Malaysian palm oil futures posted their biggest gain in more than three weeks on Thursday, tracking a recovery in the soy market, as buyers were tempted back after by market weakness. By the close, the benchmark palm oil contract for October on the Bursa Malaysia Derivatives Exchange ended 0.95 percent higher to 2,017 ringgit ($503.24) a tonne. It regained some of its 2.2 percent lost posted a day earlier.
Prices earlier touched a more than 11-month low of 1,958 ringgit, but later recovered losses to hit a high at 2,020 ringgit. Palm is down 1.2 percent so far this week. Traded volume stood at 51,651 lots of 25 tonnes each, above the roughly 35,000 lots usually traded by the close.

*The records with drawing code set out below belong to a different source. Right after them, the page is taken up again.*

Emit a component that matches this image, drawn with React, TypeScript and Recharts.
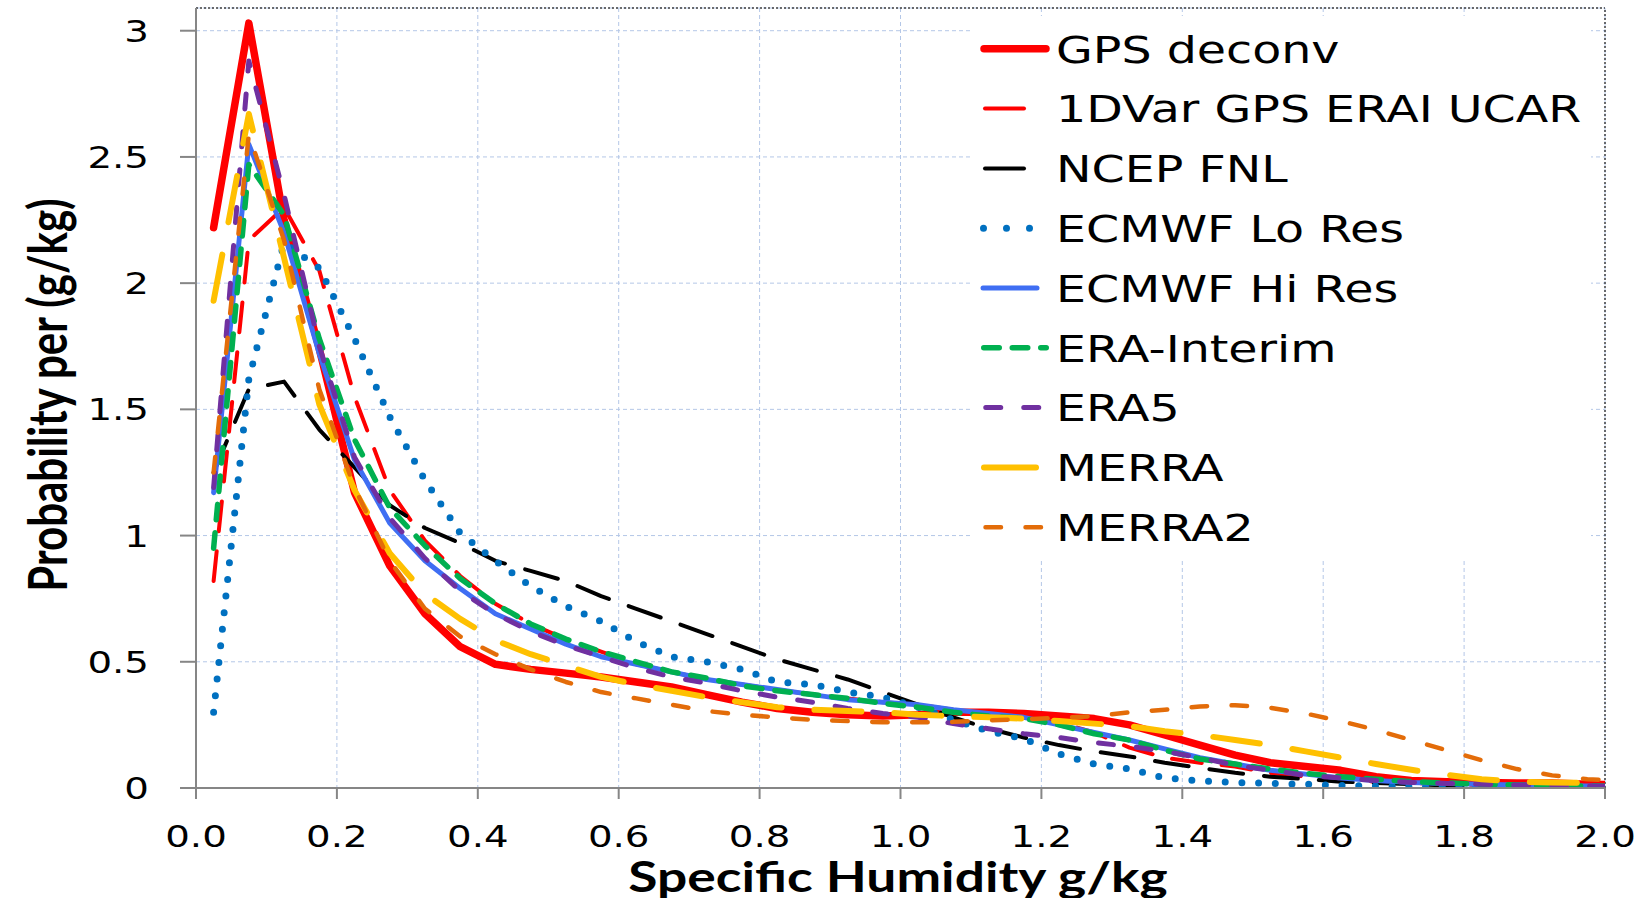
import React from "react";
import { LineChart, Line, XAxis, YAxis, CartesianGrid, ReferenceLine } from "recharts";

// bin centres, g/kg
const humidity = [
  0.025, 0.075, 0.125, 0.175, 0.225, 0.275, 0.325, 0.375, 0.425, 0.475,
  0.525, 0.575, 0.625, 0.675, 0.725, 0.775, 0.825, 0.875, 0.925, 0.975,
  1.025, 1.075, 1.125, 1.175, 1.225, 1.275, 1.325, 1.375, 1.425, 1.475,
  1.525, 1.575, 1.625, 1.675, 1.725, 1.775, 1.825, 1.875, 1.925, 1.975, 2.025,
];

const gpsDeconv = [
  2.22, 3.03, 2.25, 1.74, 1.17, 0.88, 0.69, 0.56, 0.49, 0.47,
  0.455, 0.44, 0.42, 0.4, 0.37, 0.34, 0.315, 0.3, 0.29, 0.285,
  0.29, 0.3, 0.3, 0.295, 0.285, 0.275, 0.25, 0.21, 0.17, 0.13,
  0.1, 0.085, 0.07, 0.045, 0.03, 0.025, 0.022, 0.02, 0.02, 0.015, 0.012,
];
const ucar1dvar = [
  0.82, 2.17, 2.3, 2.05, 1.55, 1.18, 0.98, 0.84, 0.73, 0.65,
  0.59, 0.54, 0.49, 0.46, 0.43, 0.41, 0.39, 0.37, 0.355, 0.34,
  0.33, 0.31, 0.295, 0.28, 0.26, 0.22, 0.16, 0.12, 0.1, 0.085,
  0.06, 0.045, 0.035, 0.025, 0.02, 0.015, 0.012, 0.01, 0.01, 0.01, 0.008,
];
const ncepFnl = [
  1.25, 1.58, 1.61, 1.42, 1.27, 1.12, 1.03, 0.97, 0.9, 0.86,
  0.82, 0.76, 0.71, 0.66, 0.61, 0.56, 0.51, 0.47, 0.43, 0.38,
  0.33, 0.28, 0.235, 0.2, 0.17, 0.145, 0.125, 0.1, 0.08, 0.06,
  0.045, 0.035, 0.025, 0.02, 0.015, 0.01, 0.01, 0.008, 0.005, 0.005, 0.005,
];
const ecmwfLo = [
  0.3, 1.62, 2.16, 2.06, 1.78, 1.47, 1.22, 1.01, 0.9, 0.8,
  0.72, 0.66, 0.58, 0.52, 0.5, 0.47, 0.42, 0.41, 0.38, 0.36,
  0.32, 0.27, 0.225, 0.195, 0.135, 0.095, 0.075, 0.04, 0.028, 0.022,
  0.018, 0.015, 0.01, 0.008, 0.006, 0.005, 0.005, 0.004, 0.003, 0.003, 0.003,
];
const ecmwfHi = [
  1.17, 2.55, 2.2, 1.72, 1.3, 1.05, 0.9, 0.79, 0.69, 0.63,
  0.57, 0.52, 0.49, 0.46, 0.43, 0.41, 0.39, 0.37, 0.35, 0.34,
  0.33, 0.31, 0.295, 0.28, 0.25, 0.22, 0.19, 0.155, 0.12, 0.095,
  0.07, 0.055, 0.04, 0.03, 0.022, 0.018, 0.015, 0.012, 0.01, 0.008, 0.006,
];
const eraInterim = [
  0.95, 2.47, 2.27, 1.78, 1.38, 1.11, 0.96, 0.83, 0.73, 0.65,
  0.59, 0.54, 0.5, 0.46, 0.435, 0.405, 0.385, 0.37, 0.355, 0.335,
  0.32, 0.3, 0.285, 0.275, 0.25, 0.215, 0.19, 0.15, 0.115, 0.095,
  0.075, 0.058, 0.045, 0.035, 0.025, 0.02, 0.015, 0.012, 0.01, 0.008, 0.006,
];
const era5 = [
  1.19, 2.88, 2.35, 1.75, 1.31, 1.07, 0.91, 0.78, 0.69, 0.62,
  0.565, 0.52, 0.475, 0.44, 0.415, 0.385, 0.36, 0.34, 0.315, 0.295,
  0.28, 0.255, 0.235, 0.215, 0.2, 0.18, 0.165, 0.145, 0.12, 0.09,
  0.07, 0.05, 0.04, 0.03, 0.022, 0.018, 0.015, 0.012, 0.01, 0.008, 0.006,
];
const merra = [
  1.93, 2.67, 2.1, 1.52, 1.18, 0.93, 0.77, 0.67, 0.585, 0.53,
  0.485, 0.44, 0.41, 0.385, 0.36, 0.34, 0.32, 0.31, 0.305, 0.3,
  0.29, 0.285, 0.28, 0.275, 0.265, 0.255, 0.245, 0.225, 0.21, 0.19,
  0.17, 0.145, 0.12, 0.095, 0.072, 0.052, 0.035, 0.025, 0.022, 0.02, 0.018,
];
const merra2 = [
  1.25, 2.59, 2.17, 1.58, 1.19, 0.9, 0.71, 0.6, 0.53, 0.47,
  0.42, 0.38, 0.355, 0.33, 0.305, 0.29, 0.28, 0.27, 0.265, 0.26,
  0.26, 0.262, 0.268, 0.272, 0.278, 0.285, 0.3, 0.31, 0.323, 0.328,
  0.318, 0.295, 0.265, 0.23, 0.19, 0.15, 0.11, 0.075, 0.05, 0.035, 0.028,
];

const xTicks = [0, 0.2, 0.4, 0.6, 0.8, 1.0, 1.2, 1.4, 1.6, 1.8, 2.0];
const yTicks = [0, 0.5, 1, 1.5, 2, 2.5, 3];

// source picture is stretched sideways, so text gets the same stretch
const STRETCH = 1.27;
const LEGEND_STRETCH = 1.25;

type Sample =
  | { kind: "solid"; from: number; to: number }
  | { kind: "dash"; from: number; to: number };

interface Series {
  key: string;
  name: string;
  values: number[];
  color: string;
  width: number;
  dash?: string;
  sample: Sample;
}

const series: Series[] = [
  { key: "gps", name: "GPS deconv", values: gpsDeconv, color: "#ff0000", width: 7.5, sample: { kind: "solid", from: 12, to: 74 } },
  { key: "ucar", name: "1DVar GPS ERAI UCAR", values: ucar1dvar, color: "#ff0000", width: 4, dash: "30 20", sample: { kind: "solid", from: 13, to: 52 } },
  { key: "ncep", name: "NCEP FNL", values: ncepFnl, color: "#000000", width: 4, dash: "34 21", sample: { kind: "solid", from: 13, to: 52 } },
  { key: "lo", name: "ECMWF Lo Res", values: ecmwfLo, color: "#0070c0", width: 7, dash: "0 16.7", sample: { kind: "dash", from: 11.5, to: 58 } },
  { key: "hi", name: "ECMWF Hi Res", values: ecmwfHi, color: "#3f6ef3", width: 5, sample: { kind: "solid", from: 11, to: 65 } },
  { key: "erai", name: "ERA-Interim", values: eraInterim, color: "#00b050", width: 5.5, dash: "15.5 13", sample: { kind: "dash", from: 11.75, to: 74.25 } },
  { key: "era5", name: "ERA5", values: era5, color: "#7030a0", width: 5, dash: "15 23", sample: { kind: "dash", from: 13.75, to: 67.25 } },
  { key: "merra", name: "MERRA", values: merra, color: "#ffc000", width: 6, dash: "47 33", sample: { kind: "solid", from: 12, to: 64 } },
  { key: "merra2", name: "MERRA2", values: merra2, color: "#e36c09", width: 4.5, dash: "15.5 24.5", sample: { kind: "dash", from: 13.5, to: 69 } },
];

const rows = humidity.map((x, i) => {
  const row: Record<string, number> = { x };
  series.forEach((s) => {
    row[s.key] = s.values[i];
  });
  return row;
});

const XTick = (props: any) => {
  const { x, y, payload } = props;
  return (
    <g transform={`translate(${x},${y})`}>
      <text transform={`scale(${STRETCH},1)`} x={0} y={46} textAnchor="middle" fontFamily="DejaVu Sans" fontSize={30.5} fill="#000">
        {Number(payload.value).toFixed(1)}
      </text>
    </g>
  );
};

const YTick = (props: any) => {
  const { x, y, payload } = props;
  return (
    <g transform={`translate(${x - 29},${y})`}>
      <text transform={`scale(${STRETCH},1)`} x={0} y={11} textAnchor="end" fontFamily="DejaVu Sans" fontSize={30.5} fill="#000">
        {String(payload.value)}
      </text>
    </g>
  );
};

function LegendBox() {
  return (
    <div style={{ position: "absolute", left: 972, top: 16, width: 619, height: 542, background: "#fff" }}>
      <svg width={619} height={542}>
        {series.map((s, i) => {
          const cy = 32.8 + i * 59.8;
          return (
            <g key={s.key}>
              <line
                x1={s.sample.from}
                x2={s.sample.to}
                y1={cy}
                y2={cy}
                stroke={s.color}
                strokeWidth={s.width}
                strokeLinecap="round"
                strokeDasharray={s.sample.kind === "dash" ? (s.key === "lo" ? "0 23" : s.dash) : undefined}
              />
              <text transform={`translate(84,${cy + 13.8}) scale(${LEGEND_STRETCH},1)`} fontFamily="DejaVu Sans" fontSize={38} fill="#000">
                {s.name}
              </text>
            </g>
          );
        })}
      </svg>
    </div>
  );
}

const titleFont: React.CSSProperties = {
  position: "absolute",
  fontFamily: "Lato, sans-serif",
  fontWeight: 700,
  fontSize: 42,
  whiteSpace: "nowrap",
  color: "#000",
  lineHeight: 1,
};

export default function App() {
  return (
    <div style={{ position: "absolute", left: 0, top: 0, width: 1651, height: 898, background: "#fff" }}>
      <LineChart width={1651} height={898} data={rows} margin={{ top: 8, right: 46, bottom: 50, left: 0 }}>
        <CartesianGrid stroke="#b4c7e7" strokeDasharray="4 3" strokeWidth={1} />
        <XAxis
          type="number"
          dataKey="x"
          domain={[0, 2]}
          ticks={xTicks}
          allowDataOverflow
          height={60}
          tickSize={11}
          axisLine={{ stroke: "#868686", strokeWidth: 2 }}
          tickLine={{ stroke: "#868686", strokeWidth: 2 }}
          tick={<XTick />}
        />
        <YAxis
          type="number"
          domain={[0, 3.09]}
          ticks={yTicks}
          allowDataOverflow
          width={196}
          tickSize={16}
          axisLine={{ stroke: "#868686", strokeWidth: 2 }}
          tickLine={{ stroke: "#868686", strokeWidth: 2 }}
          tick={<YTick />}
        />
        <ReferenceLine y={3.09} stroke="#404040" strokeDasharray="2 2" strokeWidth={1.5} />
        <ReferenceLine x={2} stroke="#404040" strokeDasharray="2 2" strokeWidth={1.5} />
        {series.map((s) => (
          <Line
            key={s.key}
            type="linear"
            dataKey={s.key}
            name={s.name}
            stroke={s.color}
            strokeWidth={s.width}
            strokeDasharray={s.dash}
            strokeLinecap="round"
            strokeLinejoin="round"
            dot={false}
            activeDot={false}
            isAnimationActive={false}
          />
        ))}
      </LineChart>
      <LegendBox />
      <div style={{ ...titleFont, left: 47, top: 395, transform: `translate(-50%,-50%) scale(${STRETCH},1) rotate(-90deg)` }}>
        Probability per (g/kg)
      </div>
      <div style={{ ...titleFont, left: 898, top: 876, transform: `translate(-50%,-50%) scale(${STRETCH},1)` }}>
        Specific Humidity g/kg
      </div>
    </div>
  );
}
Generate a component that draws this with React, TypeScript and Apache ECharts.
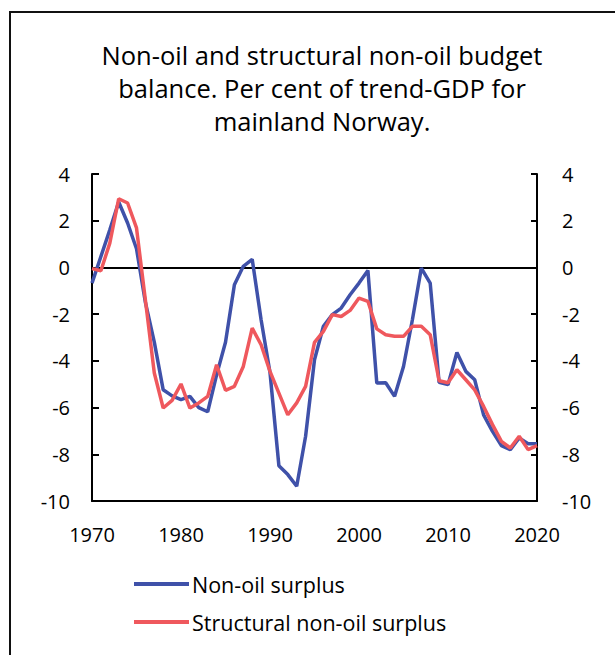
import React, { useEffect, useRef } from "react";
import * as echarts from "echarts";

const years: number[] = [
  1970, 1971, 1972, 1973, 1974, 1975, 1976, 1977, 1978, 1979,
  1980, 1981, 1982, 1983, 1984, 1985, 1986, 1987, 1988, 1989,
  1990, 1991, 1992, 1993, 1994, 1995, 1996, 1997, 1998, 1999,
  2000, 2001, 2002, 2003, 2004, 2005, 2006, 2007, 2008, 2009,
  2010, 2011, 2012, 2013, 2014, 2015, 2016, 2017, 2018, 2019, 2020,
];

const nonOilSurplus: number[] = [
  -0.67, 0.47, 1.61, 2.8, 1.9, 0.8, -1.5, -3.2, -5.24, -5.5,
  -5.66, -5.52, -6.0, -6.18, -4.6, -3.2, -0.74, 0.05, 0.35, -2.24,
  -4.5, -8.49, -8.87, -9.37, -7.23, -3.95, -2.52, -2.02, -1.74, -1.17,
  -0.67, -0.13, -4.95, -4.94, -5.52, -4.24, -2.24, -0.03, -0.67, -4.92,
  -5.02, -3.64, -4.45, -4.81, -6.31, -7.02, -7.63, -7.8, -7.3, -7.55, -7.55,
];

const structuralNonOilSurplus: number[] = [
  -0.05, -0.14, 1.04, 2.94, 2.76, 1.69, -1.4, -4.52, -6.02, -5.69,
  -4.99, -6.02, -5.8, -5.52, -4.17, -5.26, -5.09, -4.24, -2.6, -3.31,
  -4.45, -5.38, -6.31, -5.8, -5.09, -3.21, -2.74, -2.02, -2.1, -1.84,
  -1.31, -1.45, -2.63, -2.88, -2.95, -2.95, -2.52, -2.52, -2.88, -4.85,
  -4.94, -4.38, -4.81, -5.24, -5.95, -6.73, -7.45, -7.73, -7.23, -7.8, -7.63,
];

const seriesNames: string[] = ["Non-oil surplus", "Structural non-oil surplus"];
const titleLines: string[] = [
  "Non-oil and structural non-oil budget",
  "balance. Per cent of trend-GDP for",
  "mainland Norway.",
];

const FONT = "'Open Sans', 'Noto Sans', sans-serif";
const BLUE = "#3F51A9";
const RED = "#EF585D";

export default function App() {
  const ref = useRef<HTMLDivElement>(null);

  useEffect(() => {
    if (!ref.current) return;
    const chart = echarts.init(ref.current, undefined, { renderer: "svg" });

    const pairs = (vals: number[]) => years.map((y, i) => [y, vals[i]]);

    const yAxisCommon = {
      type: "value" as const,
      min: -10,
      max: 4,
      interval: 2,
      splitLine: { show: false },
      axisLine: { show: true, lineStyle: { color: "#000", width: 2 } },
      axisTick: { show: true, inside: true, length: 7, lineStyle: { color: "#000", width: 2 } },
    };

    chart.setOption({
      animation: false,
      backgroundColor: "#fff",
      textStyle: { fontFamily: FONT },
      title: {
        text: titleLines.join("\n"),
        left: 317,
        top: 33,
        textAlign: "center",
        textStyle: {
          fontFamily: FONT,
          fontSize: 25.5,
          fontWeight: "normal",
          color: "#000",
          lineHeight: 33,
        },
      },
      graphic: [
        {
          type: "rect",
          shape: { x: 10, y: 12, width: 700, height: 700 },
          style: { fill: "none", stroke: "#111", lineWidth: 2 },
          silent: true,
          z: 100,
        },
      ],
      legend: {
        orient: "vertical",
        left: 134,
        top: 573,
        padding: 0,
        itemWidth: 55,
        itemHeight: 4,
        itemGap: 16,
        icon: "rect",
        data: seriesNames,
        textStyle: { fontFamily: FONT, fontSize: 21.5, color: "#000", padding: [0, 0, 0, -2] },
      },
      grid: { left: 92, right: 78, top: 174, bottom: 154, containLabel: false },
      xAxis: {
        type: "value",
        min: 1970,
        max: 2020,
        interval: 10,
        splitLine: { show: false },
        axisLine: { show: true, onZero: false, lineStyle: { color: "#000", width: 2 } },
        axisTick: { show: false },
        axisLabel: {
          fontFamily: FONT,
          fontSize: 20,
          color: "#000",
          margin: 23,
          formatter: (v: number) => String(v),
        },
      },
      yAxis: [
        {
          ...yAxisCommon,
          position: "left",
          axisLabel: { fontFamily: FONT, fontSize: 20, color: "#000", margin: 22 },
        },
        {
          ...yAxisCommon,
          position: "right",
          axisTick: { show: true, inside: true, length: 6, lineStyle: { color: "#000", width: 2 } },
          axisLabel: { fontFamily: FONT, fontSize: 20, color: "#000", margin: 25 },
        },
      ],
      series: [
        {
          name: seriesNames[0],
          type: "line",
          data: pairs(nonOilSurplus),
          symbol: "none",
          lineStyle: { color: BLUE, width: 3.5 },
          itemStyle: { color: BLUE },
          z: 3,
          markLine: {
            silent: true,
            symbol: "none",
            label: { show: false },
            lineStyle: { color: "#000", width: 2, type: "solid" },
            data: [{ yAxis: 0 }],
            z: 1,
          },
        },
        {
          name: seriesNames[1],
          type: "line",
          data: pairs(structuralNonOilSurplus),
          symbol: "none",
          lineStyle: { color: RED, width: 3.5 },
          itemStyle: { color: RED },
          z: 4,
        },
      ],
    });

    return () => chart.dispose();
  }, []);

  return (
    <div
      ref={ref}
      style={{ position: "absolute", left: 0, top: 0, width: 615, height: 655 }}
    />
  );
}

"The market is a little bit oversold now, so there's a retracement there," said a trader with a foreign commodities brokerage in Kuala Lumpur. Palm oil price discounts compared to soybean oil widened to around $150 per tonne, from about $120-$130 in the past couple of months, said Rabobank analyst Pawan Kumar. The widening discounts make palm more attractive to buyers.
The Malaysian ringgit was firmer, but still hovered near its 17-year low, offering support to palm oil prices for overseas customers as benchmark palm oil is priced in the local currency. However, the US Department of Agriculture forecast the 2015-16 soybean harvest at 3.916 billion bushels based on an average yield of 46.9 bushels per acre. Both figures are better than previously estimated, capping the increase in palm oil prices.
In other vegetable oils, the US September soyoil contract rose 0.2 percent in late Asian trade, rebounding from its biggest loss in more than a month in the previous session, while the most active soybean oil contract on the Dalian Commodity Exchange inched up 0.04 percent. Crude oil rose as lower US crude stocks and optimistic global demand projections overrode concerns about a glut of supply. China let its currency decline for the third day on Thursday, raising concern that demands could fall from the top palm oil buyer.